At a time in Japan when male authors wrote in Chinese ideograms (kanji), female authors wrote entirely in the native Japanese script, kana. Chinese ideograms for the Japanese language, include thousands of characters that require years of memorization. However, kana (hiragana and katakana) represent the phonetic syllables of the Japanese language. Because of the relative simplicity of kana and the popularity of the more psychological writing style of women, their writing became more widely read than men’s during the Heian period.

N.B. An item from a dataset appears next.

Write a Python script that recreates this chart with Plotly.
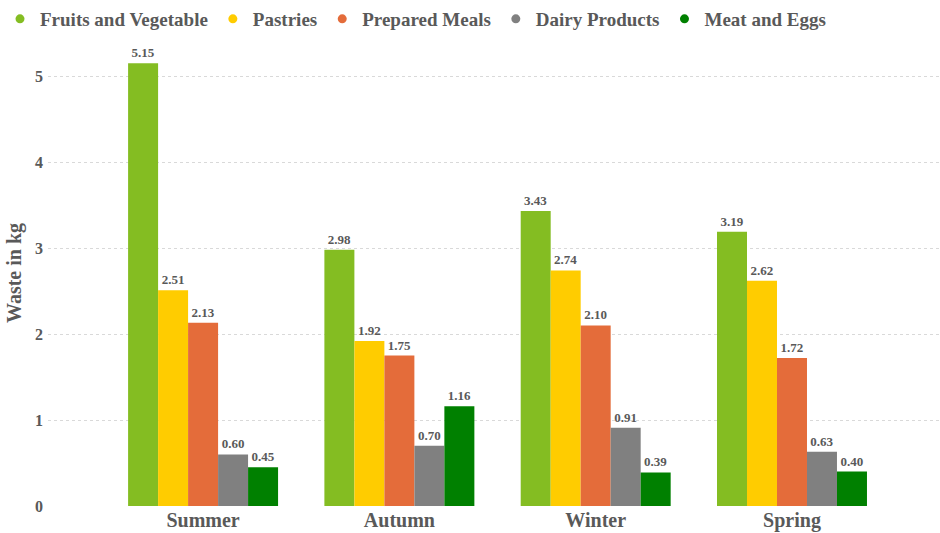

The Uniqueness of a Thirteen-year Old Girl

Women’s poetic diaries held such esteem that one of the top male poets, Ki no Tsurayuki (b 872), wrote The Tosa Diary in the voice of a woman writing in hiragana. The Sarashina Diary is the most autobiographical of the Heian poetical diaries as it includes the long expanse of the author’s life. Shirane states, “The travel account was first written in the viewpoint of a thirteen-year-old girl, and was unique [for that time].” He continues, “It also addresses difficult issues in a complex manner” such as fiction and reality, the capital vs. country life, and darkness and lightness.

The real name of the author and poet is unknown; instead, the Sarashina is the place where her family once lived. Her father was Sugawara no Takasue, so she was also called “Takasue’s daughter.” In any event, this author’s fame and those of her more famous literary colleagues, Murasaki Shikibu and Izumi Shikibu, has lasted for 1,000 years.


Miner, Earl. An Introduction to Japanese Court Poetry. Stanford, CA: Stanford University Press, 1968.

Shirane, Haruo. Traditional Japanese Literature: An Anthology, Beginnings to 1600, New York: Columbia University, 2007.